Christmas All Year Long?

Christmas came early to me this year.

A kindergarten student, whom I will call Billy (not his real name), came with his special education teacher to read a book to me.  This, in fact, was the first book Billy had ever read by himself.  It was a beginner book, but to be 100% clear..it was a book...a real book.  As you can imagine, the look of joy and sense of accomplishment Billy shared on his face just lit-up my office like...a Christmas tree.  Even more, I could tell his joy and excitment at being able to genuinely share with me was instriniscally motivating him to want to read more.  That moment was the best gift ever...for both of us!

I'm fortunate.  As a school principal I get to experience these "aha" moments all of the time.  And trust me...they never get old.

Kids come to me to share their reading, writing or examples of outstanding work on a test.  Our Specials teachers will highlight great musical performances or artwork.  Our PE teacher and Media Specialist are quick to notice kids who have shown great improvement or extra effort.  Even our noon aides and other ancillary staff share kids and kids' names who have demonstrated great work.  One of the best perks of my job is to be in classrooms with students and teachers.  Just this week, I observed classes learning about landforms, reading strategies, and symmetry, and every class showed progress.  I'm grateful my staff includes me to help celebrate our students' accomplishments, and I'm hopeful these little celebrations with the principal help to instrinsically motivate our students to be successful.

Several years ago I was at home and getting the mail from our mailbox at the end of our driveway.  I vividly remember turning towards the road and seeing a flash coming towards me on a bicycle.  Behind the flash was our neighbor running after his 5 year old son who was riding his bicycle--no training wheels--for the first time--all by himself!   The look on that little boy's face was a look of freedom, joy, confidence, and independence.  It was the same look Billy had in my office.

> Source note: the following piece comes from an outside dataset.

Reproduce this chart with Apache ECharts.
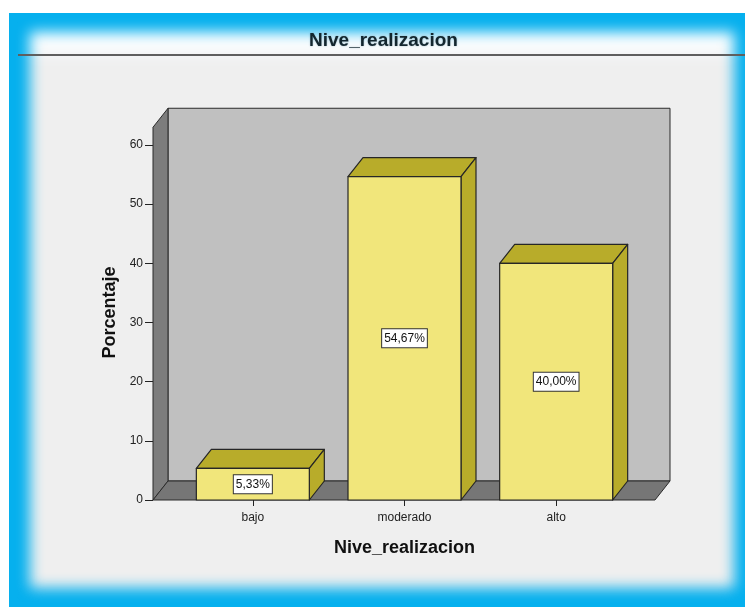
<!DOCTYPE html>
<html><head><meta charset="utf-8">
<script src="https://cdn.jsdelivr.net/npm/echarts@6/dist/echarts.min.js"></script>
<style>
html,body{margin:0;padding:0;background:#fff;width:745px;height:607px;overflow:hidden;}
#frame{position:absolute;left:9px;top:13px;width:736px;height:594px;background:#06b0ee;overflow:hidden;}
#inner{position:absolute;left:21px;top:19px;width:704px;height:556px;
  background:linear-gradient(to bottom,#ffffff 0px,#f7fbfd 22px,#efefef 23px,#efefef 100%);filter:blur(7px);}
#chart{position:absolute;left:0;top:0;width:745px;height:607px;}
</style></head>
<body>
<div id="frame"><div id="inner"></div></div>
<div id="chart"></div>
<script>
const categories = ['bajo', 'moderado', 'alto'];
const percentages = [5.33, 54.67, 40.00];
const percentLabels = ['5,33%', '54,67%', '40,00%'];
const yTicks = [0, 10, 20, 30, 40, 50, 60];
const wallTopValue = 63;

const DX = 15, DY = -19;
const FONT = 'Liberation Sans, Arial, sans-serif';

const chart = echarts.init(document.getElementById('chart'), null, {renderer: 'canvas'});

const option = {
  backgroundColor: 'transparent',
  animation: false,
  title: {
    text: 'Nive_realizacion',
    left: 309,
    top: 31,
    padding: 0,
    textStyle: {fontFamily: FONT, fontSize: 19, fontWeight: 'bold', color: '#13262e',
                textShadowColor: 'rgba(0,70,100,0.35)', textShadowBlur: 2}
  },
  graphic: [{
    type: 'line',
    shape: {x1: 18, y1: 55, x2: 745, y2: 55},
    style: {stroke: '#5f5f5f', lineWidth: 2},
    z: 10
  }],
  grid: {left: 177, right: 113, top: 145, bottom: 107},
  xAxis: {
    type: 'category',
    data: categories,
    axisLine: {show: false},
    axisTick: {show: true, alignWithLabel: true, length: 6, lineStyle: {color: '#222', width: 1}},
    axisLabel: {fontFamily: FONT, fontSize: 12, color: '#222', margin: 12},
    name: 'Nive_realizacion',
    nameLocation: 'middle',
    nameGap: 39,
    nameTextStyle: {fontFamily: FONT, fontSize: 18, fontWeight: 'bold', color: '#111'}
  },
  yAxis: {
    type: 'value',
    min: yTicks[0],
    max: yTicks[yTicks.length - 1],
    interval: 10,
    offset: 24,
    axisLine: {show: false},
    axisTick: {show: true, length: 8, lineStyle: {color: '#222', width: 1}},
    axisLabel: {fontFamily: FONT, fontSize: 12, color: '#222', margin: 10},
    splitLine: {show: false},
    name: 'Porcentaje',
    nameLocation: 'middle',
    nameRotate: 90,
    nameGap: 34,
    nameTextStyle: {fontFamily: FONT, fontSize: 18, fontWeight: 'bold', color: '#111', padding: [0, 0, 0, 20]}
  },
  series: [
    {
      type: 'custom',
      name: 'frame',
      z: 1,
      silent: true,
      data: [[0, 0]],
      renderItem: function (params, api) {
        const cs = params.coordSys;
        const y0 = api.coord([0, 0])[1];
        const yT = api.coord([0, wallTopValue])[1];
        const L = cs.x - 24, R = cs.x + cs.width + 23;
        const st = {stroke: '#2a2a2a', lineWidth: 1};
        return {
          type: 'group',
          children: [
            {type: 'polygon', shape: {points: [[L + DX, yT + DY], [R + DX, yT + DY], [R + DX, y0 + DY], [L + DX, y0 + DY]]},
             style: Object.assign({fill: '#c0c0c0'}, st)},
            {type: 'polygon', shape: {points: [[L, yT], [L + DX, yT + DY], [L + DX, y0 + DY], [L, y0]]},
             style: Object.assign({fill: '#7d7d7d'}, st)},
            {type: 'polygon', shape: {points: [[L, y0], [L + DX, y0 + DY], [R + DX, y0 + DY], [R, y0]]},
             style: Object.assign({fill: '#767676'}, st)}
          ]
        };
      }
    },
    {
      type: 'custom',
      name: 'Porcentaje',
      z: 2,
      data: percentages.map((v, i) => [i, v]),
      renderItem: function (params, api) {
        const i = api.value(0), v = api.value(1);
        const top = api.coord([i, v]);
        const base = api.coord([i, 0]);
        const w = api.size([1, 0])[0] * 0.745;
        const x1 = top[0] - w / 2, x2 = top[0] + w / 2;
        const yv = top[1], y0 = base[1];
        const st = {stroke: '#262626', lineWidth: 1.2, lineJoin: 'round'};
        return {
          type: 'group',
          children: [
            {type: 'polygon', shape: {points: [[x1, yv], [x1 + DX, yv + DY], [x2 + DX, yv + DY], [x2, yv]]},
             style: Object.assign({fill: '#b8ac2a'}, st)},
            {type: 'polygon', shape: {points: [[x2, yv], [x2 + DX, yv + DY], [x2 + DX, y0 + DY], [x2, y0]]},
             style: Object.assign({fill: '#b8ac2a'}, st)},
            {type: 'rect', shape: {x: x1, y: yv, width: w, height: y0 - yv},
             style: Object.assign({fill: '#f1e67b'}, st)},
            {type: 'text', x: top[0], y: (yv + y0) / 2,
             style: {text: percentLabels[params.dataIndex], align: 'center', verticalAlign: 'middle',
                     font: '12px ' + FONT, fill: '#111', backgroundColor: '#ffffff',
                     borderColor: '#333', borderWidth: 1, padding: [3, 2, 3, 2]}}
          ]
        };
      }
    }
  ]
};
chart.setOption(option);
</script>
</body></html>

What's ironic to me is while I remember holding my own daughters' bike seats and running with and behind them, I never got the opportunity to see that look on their faces.  I was, after all, supporting and running after them.  In reality and unfortunately, I'm not sure I ever took the opportunity to see that look on their face.  I remember reading book after book with them.  I even remember them reading to me, but I think I was always looking for something different.  Was I looking towards the next challenge...the next hurdle...the next learning level?  Was I ever satisfied with celebrating...even for just a moment...the current accomplishment and letting them be kids? 

Our girls are happy and healthy middle school aged young women.  We have a wonderful relationship, and I am proud of them.  I love them more than they know--until they become parents and fully understand how parents love their children.  I, of course, hope the best for our daughters.  I want them to do well at school?  I want them to have good friends.  I want them to live their faith...our faith.  I want them to live the Golden Rule.  I want them to have a happy life. 

Along the way, however, I want them to know that I am their greatest cheerleader, and I love them unconditionally.  I will love them when they make mistakes.  I will love them when they are not first in a race or the top of their class.  I will love them when they fall down.  I will love them when they get back up.  To be clear, I'm not advocating we shouldn't challenge our kids, but if I'm always behind my daughters and pushing them towards the next level or the next challenge, what message am I sending to them?  Maybe, just maybe, in my effort to push our daughters and not taking some time to cherish where they are rather than where I hope they will be, I am missing something pretty important?  Maybe I'm missing Christmas...all year long?